Offline Tasks the Easy Way

There’s been a lot of chat on the LRUG list recently about job scheduling systems and process managers for offloading expensive tasks. BackgrounDRb, Beanstalk, Starling, BackgroundJob, all sorts of solutions have been thrown around. These systems have their place, but most of the time they’re adding complexity you just don’t need.

One case where I think they’re overkill is when you need to pull data from an external service on a schedule, completely disconnected from the HTTP request-response cycle.

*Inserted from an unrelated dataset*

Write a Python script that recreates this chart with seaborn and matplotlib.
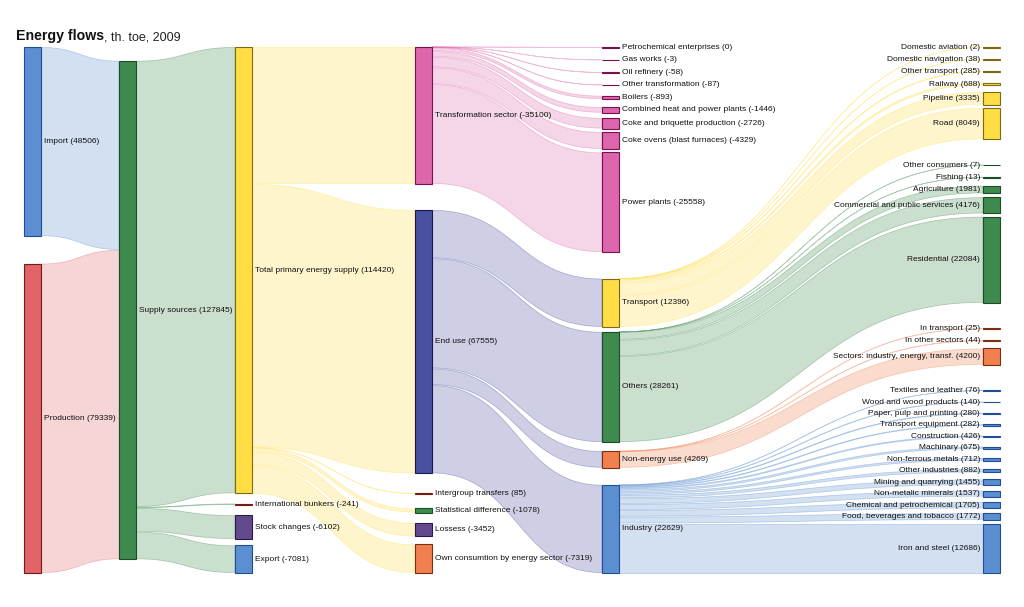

Say you want to fetch the most recent article from this blog every 15 minutes and write it to a file that can be served statically. A straightforward implementation looks like this:

require 'net/http'
require 'hpricot'

barking_iguana = URI.parse('http://barkingiguana.com/')
loop do
  articles = Hpricot(Net::HTTP.get(barking_iguana))
  title = (articles / "div.article a[@rel=bookmark] text()").first
  link = (articles / "div.article a[@rel=bookmark]").first['href']

  # Of course, this should have a real file path in it.
  File.open("/.../.../.../barking_iguana.ssi", "w+") do |f|
    f.write("#{title}: #{link}")
    f.flush
  end

  sleep 900 # 15 minutes
end

That’s it. No screwing around with complex scheduling infrastructure, just run it and it loops forever.

“But what if it crashes?” Fair question. In the unlikely event that something this simple falls over, I’d have God watching the process so it gets restarted automatically. You’ve already got something monitoring your processes, right? Adding one more to the list is trivial.

Sometimes the simplest solution really is the best one.